Former-Haitian president visits Orangeburg

“The world is counting on you,” Haiti’s former president, Michel Joseph Martelly, told an audience of Claflin University sophomores on Thursday.

Martelly and his wife, former first lady Sophia Martelly, visited Orangeburg’s Mellichamp Elementary School and Claflin.

At Claflin, he explained that although the Caribbean island nation is known as a poor country, the good things have been kept quiet.

“In 1804, we defeated the biggest army, the French army, and the slave became free. And this is something they don’t say too often. We all know the story behind Nelson Mandela, behind Martin Luther King, but we forget about Haiti … in 1804, when we redefined the word ‘liberty’ and allowed the black to be free.”

He told the story of a boat full of slaves from another island who went to Haiti because it “was the symbol of freedom.”

The government of the slaves’ former island wanted to “repossess their property.” The leaders of Haiti told them they could take the boat, but the slaves were no longer their property.

“Because once you stand on Haitian soil, you become free,” Martelly said. “Haiti has done a lot for us, for humanity.”

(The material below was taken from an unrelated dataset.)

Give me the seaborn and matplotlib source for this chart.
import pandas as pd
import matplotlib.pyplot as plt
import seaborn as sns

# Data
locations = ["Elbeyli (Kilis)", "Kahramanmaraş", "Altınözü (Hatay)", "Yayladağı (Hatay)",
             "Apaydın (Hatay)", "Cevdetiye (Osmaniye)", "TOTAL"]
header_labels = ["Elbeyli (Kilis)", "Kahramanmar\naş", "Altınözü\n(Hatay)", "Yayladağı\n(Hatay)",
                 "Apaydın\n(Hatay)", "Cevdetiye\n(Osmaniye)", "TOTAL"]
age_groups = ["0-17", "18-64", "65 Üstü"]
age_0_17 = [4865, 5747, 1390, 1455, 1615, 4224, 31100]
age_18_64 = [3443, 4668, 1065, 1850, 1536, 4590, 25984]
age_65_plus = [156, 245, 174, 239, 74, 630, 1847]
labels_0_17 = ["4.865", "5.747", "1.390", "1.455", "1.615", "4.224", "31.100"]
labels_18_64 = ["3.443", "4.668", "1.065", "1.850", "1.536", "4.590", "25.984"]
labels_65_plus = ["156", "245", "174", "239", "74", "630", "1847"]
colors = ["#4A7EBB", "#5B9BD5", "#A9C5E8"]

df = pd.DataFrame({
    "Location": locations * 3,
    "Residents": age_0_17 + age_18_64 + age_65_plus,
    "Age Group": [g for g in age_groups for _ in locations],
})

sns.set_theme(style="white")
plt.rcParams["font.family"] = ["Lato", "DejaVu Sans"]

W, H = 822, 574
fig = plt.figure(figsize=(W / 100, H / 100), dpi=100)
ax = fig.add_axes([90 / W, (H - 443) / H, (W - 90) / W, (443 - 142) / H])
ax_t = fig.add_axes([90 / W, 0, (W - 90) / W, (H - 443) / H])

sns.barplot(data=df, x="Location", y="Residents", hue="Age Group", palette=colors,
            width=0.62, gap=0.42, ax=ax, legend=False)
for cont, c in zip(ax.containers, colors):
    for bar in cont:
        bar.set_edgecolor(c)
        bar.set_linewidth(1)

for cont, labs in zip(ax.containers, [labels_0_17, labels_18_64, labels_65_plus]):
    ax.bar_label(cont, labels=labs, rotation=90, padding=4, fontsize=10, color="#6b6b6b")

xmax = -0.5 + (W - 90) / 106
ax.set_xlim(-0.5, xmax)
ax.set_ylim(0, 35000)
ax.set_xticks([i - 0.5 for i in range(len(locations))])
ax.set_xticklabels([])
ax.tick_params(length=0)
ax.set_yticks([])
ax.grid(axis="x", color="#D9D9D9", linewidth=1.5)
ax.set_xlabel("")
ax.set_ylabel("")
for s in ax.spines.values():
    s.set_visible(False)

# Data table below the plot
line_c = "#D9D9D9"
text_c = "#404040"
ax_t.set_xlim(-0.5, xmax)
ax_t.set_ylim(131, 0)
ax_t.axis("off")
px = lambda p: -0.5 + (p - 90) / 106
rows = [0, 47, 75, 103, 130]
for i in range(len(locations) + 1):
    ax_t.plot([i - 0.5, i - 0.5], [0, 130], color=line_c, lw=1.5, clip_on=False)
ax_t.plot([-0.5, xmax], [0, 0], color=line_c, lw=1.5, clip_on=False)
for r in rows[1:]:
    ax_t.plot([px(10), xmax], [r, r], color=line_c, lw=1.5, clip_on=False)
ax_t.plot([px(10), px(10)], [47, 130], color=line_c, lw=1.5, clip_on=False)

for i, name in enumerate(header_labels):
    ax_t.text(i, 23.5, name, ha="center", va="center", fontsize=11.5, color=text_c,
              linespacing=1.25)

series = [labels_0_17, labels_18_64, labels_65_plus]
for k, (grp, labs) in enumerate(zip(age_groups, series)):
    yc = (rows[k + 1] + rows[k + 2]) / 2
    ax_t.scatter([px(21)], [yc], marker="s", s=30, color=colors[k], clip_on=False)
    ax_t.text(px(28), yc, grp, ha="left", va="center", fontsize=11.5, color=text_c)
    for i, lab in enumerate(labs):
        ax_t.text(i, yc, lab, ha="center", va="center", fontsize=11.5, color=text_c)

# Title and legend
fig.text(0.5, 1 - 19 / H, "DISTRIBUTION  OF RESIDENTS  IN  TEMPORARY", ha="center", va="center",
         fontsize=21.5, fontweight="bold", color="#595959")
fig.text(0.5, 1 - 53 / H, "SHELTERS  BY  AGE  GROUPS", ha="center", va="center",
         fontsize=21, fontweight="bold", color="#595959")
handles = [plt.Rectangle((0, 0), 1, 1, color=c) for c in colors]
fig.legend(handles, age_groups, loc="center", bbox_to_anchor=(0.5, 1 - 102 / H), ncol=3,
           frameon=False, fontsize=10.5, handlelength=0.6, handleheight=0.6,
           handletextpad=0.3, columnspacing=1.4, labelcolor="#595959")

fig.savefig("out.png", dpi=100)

During the time of slavery, Haiti’s wealth was taken from it by bigger countries, he said.

“And we are still suffering from it.”

Martelly was born in 1961 and finished high school in 1982. He came to America for college but never graduated, which he called his biggest regret.

He returned to Haiti where he embarked upon a musical career. He became the leader of a dance band and performed under the name “Sweet Micky.” Famed for his outlandish live performances, he earned acclaim as an innovator in the Haitian dance music known as “compas.”

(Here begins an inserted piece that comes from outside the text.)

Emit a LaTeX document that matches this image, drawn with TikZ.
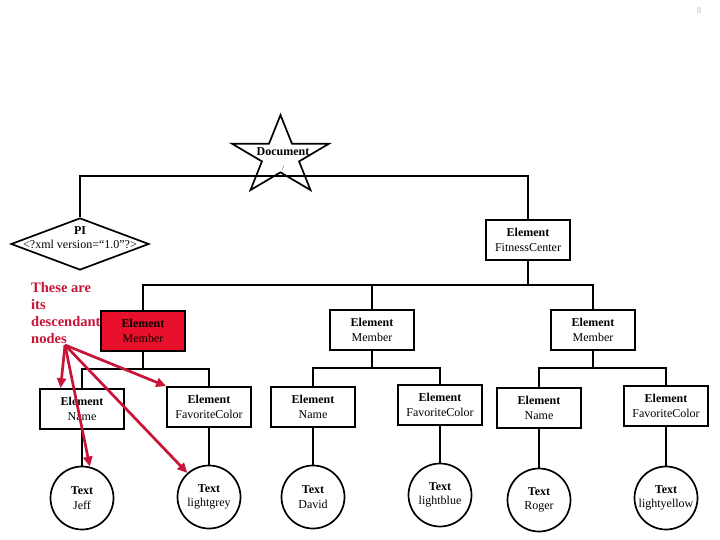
\documentclass[tikz,border=0pt]{standalone}
\usepackage{fontspec}
\setmainfont{Liberation Serif}
\usepackage{tikz}
\usetikzlibrary{calc}
\usetikzlibrary{shapes.geometric,positioning}
\usetikzlibrary{arrows.meta}
\definecolor{notered}{RGB}{200,20,55}
\definecolor{hilite}{RGB}{232,16,42}
\newcommand{\mkelem}[1]{\textbf{Element}\\#1}
\newcommand{\mktext}[1]{\textbf{Text}\\#1}
\tikzset{
    elembox/.style={
        draw, line width=1.7pt, rectangle,
        minimum width=84pt, minimum height=40pt,
        inner sep=1pt, align=center,
        font=\fontsize{12}{14.5}\selectfont
    },
    % circles hold the text nodes
    textcirc/.style={
        draw, line width=1.7pt, circle,
        minimum size=63pt, inner sep=0pt, align=center,
        font=\fontsize{12}{14.5}\selectfont
    },
    treeline/.style={line width=1.9pt},
    redarrow/.style={
        line width=2.7pt,
        notered,
        ->,
        >={Triangle[length=10pt, width=9pt]}
    }
}

\begin{document}
\begin{tikzpicture}[x=1pt, y=-1pt]
        \useasboundingbox (0,0) rectangle (720,540);
        \node[gray!55, font=\small] (pageno) at (699,11) {8};

        \node[draw, star, star points=5, star point ratio=2.618, minimum size=83pt,
              inner sep=0pt, line width=1.7pt, xscale=1.23, transform shape] (doc) at (280.5,156.5) {};
        \node[align=center, font=\fontsize{12}{15}\selectfont] (doctext) at (283,159) {\textbf{Document}\\{\scriptsize /}};

        \node[draw, diamond, line width=1.7pt, minimum width=138pt, minimum height=52pt, inner sep=0pt] (pi) at (80,244) {};
        \node[align=center, font=\fontsize{12}{14}\selectfont] (pitext) at (80,238) {\textbf{PI}\\<?xml version=“1.0”?>};
        \node[elembox] (fc) at (528,240) {\mkelem{FitnessCenter}};

        \path
        (280,176) coordinate (docbus)
        (528,285) coordinate (fcbus)
        (143,369) coordinate (bus1)
        (372,368) coordinate (bus2)
        (593,368) coordinate (bus3)
        (65,345) coordinate (notetip)
        ;

        \node[elembox, fill=hilite] (mem1) at (143,331) {\mkelem{Member}};
        \node[elembox] (mem2) at (372,330) {\mkelem{Member}};
        \node[elembox] (mem3) at (593,330) {\mkelem{Member}};

        \node[elembox] (name1) at (82,409) {\mkelem{Name}};
        \node[elembox] (fav1) at (209,407) {\mkelem{FavoriteColor}};
        \node[elembox] (name2) at (313,407) {\mkelem{Name}};
        \node[elembox] (fav2) at (440,405) {\mkelem{FavoriteColor}};
        \node[elembox] (name3) at (539,408) {\mkelem{Name}};
        \node[elembox] (fav3) at (666,406) {\mkelem{FavoriteColor}};

        \node[textcirc] (jeff) at (82,498) {\mktext{Jeff}};
        \node[textcirc] (lgrey) at (209,497) {\mktext{lightgrey}};
        \node[textcirc] (david) at (313,497) {\mktext{David}};
        \node[textcirc] (lblue) at (440,495) {\mktext{lightblue}};
        \node[textcirc] (roger) at (539,500) {\mktext{Roger}};
        \node[textcirc] (lyellow) at (666,498) {\mktext{lightyellow}};

        \draw[treeline] (pi.north) |- (docbus) -| (fc.north);
        \draw[treeline] (fc.south) -- (fcbus);
        \draw[treeline] (mem1.north) |- (fcbus) -| (mem3.north);
        \draw[treeline] (mem2.north) |- (fcbus);

        \draw[treeline] (mem1.south) -- (bus1);
        \draw[treeline] (name1.north) |- (bus1) -| (fav1.north);
        \draw[treeline] (mem2.south) -- (bus2);
        \draw[treeline] (name2.north) |- (bus2) -| (fav2.north);
        \draw[treeline] (mem3.south) -- (bus3);
        \draw[treeline] (name3.north) |- (bus3) -| (fav3.north);

        \draw[treeline] (name1.south) -- (jeff.north);
        \draw[treeline] (fav1.south) -- (lgrey.north);
        \draw[treeline] (name2.south) -- (david.north);
        \draw[treeline] (fav2.south) -- (lblue.north);
        \draw[treeline] (name3.south) -- (roger.north);
        \draw[treeline] (fav3.south) -- (lyellow.north);

        \node[anchor=north west, inner sep=0pt, align=left, text=notered,
              font=\fontsize{14.5}{17}\selectfont\bfseries] (note) at (31,282) {These are\\its\\descendant\\nodes};
        \draw[redarrow] (notetip) -- ($(name1.north)!0.5!(name1.north west)$);
        \draw[redarrow] (notetip) -- (jeff.76);
        \draw[redarrow] (notetip) -- (fav1.north west);
        \draw[redarrow] (notetip) -- (lgrey.132);
\end{tikzpicture}
\end{document}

“I became the hottest thing in Haiti for a while,” he said. A demanding performance schedule had him “dragging back home at 5 in the morning, 6 in the morning.”

“And I saw young kids, as young as 3, 4 years old, (at) 6 in the morning, carrying buckets of water on their head,” he said. “And I was always wondering ‘Why are they in the streets without their parents? Why aren’t they in school?’”

It sparked a deep interest in education. After Haiti’s devastating earthquake of January 2010, he and his wife worked with foundations to raise funds to help. Becoming disillusioned with how the money was used and distributed, he chose to run for his country’s top office.

“I decided to run for the presidency,” he said. “And I immediately focused on education.”

Transforming his country’s educational system was part of his work rebuilding Haiti. He first focused on relocating more than 1.4 million people who were living in tents into permanent housing, and rebuilding the capital of Port-au-Prince and government institutions.

At that time, about 85 percent of Haiti’s schools were private “in a country where about 60 percent of the population is unemployed,” he said.

Six months into his term, “I was able to already create the means to have free education,” he said.

With financing that came from telecommunications fees, he was able to eventually provide free primary schooling for more than 1.2 million children, Martelly said.

“And we were able that first year to bring about 750,000 kids to school for free,” he said. “That was something major in the country.

“Over the years, we’ve been able to bring more kids to school and to rebuild about 500 school (buildings) that were destroyed during the earthquake.”

He said that he so strongly believes in the value of education because it’s “the only way to create a society, a family, that can really change your world.”

“And that is what brings me here today, to talk to you (about) the future of the world, to tell you that you are in the right place and that you are doing the right thing.”

“What is the state without the people? It’s an empty space,” he said. “Look at the difference between one person and the other. Things change overnight based on who’s leading.”

He called on the students to be leaders and to passionately pursue their chosen careers, “to dream, to dare.”

“Because your future depends on you. Nobody else,” he said.

Claflin student Cecillia Hackett was impressed by Martelly’s lecture. She is majoring in business administration and philosophy and religion.

“It was very inspirational, very inspiring, especially to minorities,” she said. “This is an HBCU. A lot of times we feel hindered, we feel blocked, and even sometimes we feel like we can’t move forward.

“And so when we hear that people have overcome those obstacles, such as the former president of Haiti, it really inspires us and leaves us with more of an engraving on our heart to do more, change and bring forth what we want to see in the world.”

Biochemistry major Jessica Tolbert was similarly affected by the speech.

“It was wonderful. I enjoyed how he was basically talking about creativity and the necessity of being yourself and adding that flair to whatever you do, whether that’s being a lawyer or a scientist or whatever,” she said. “It was really inspirational.”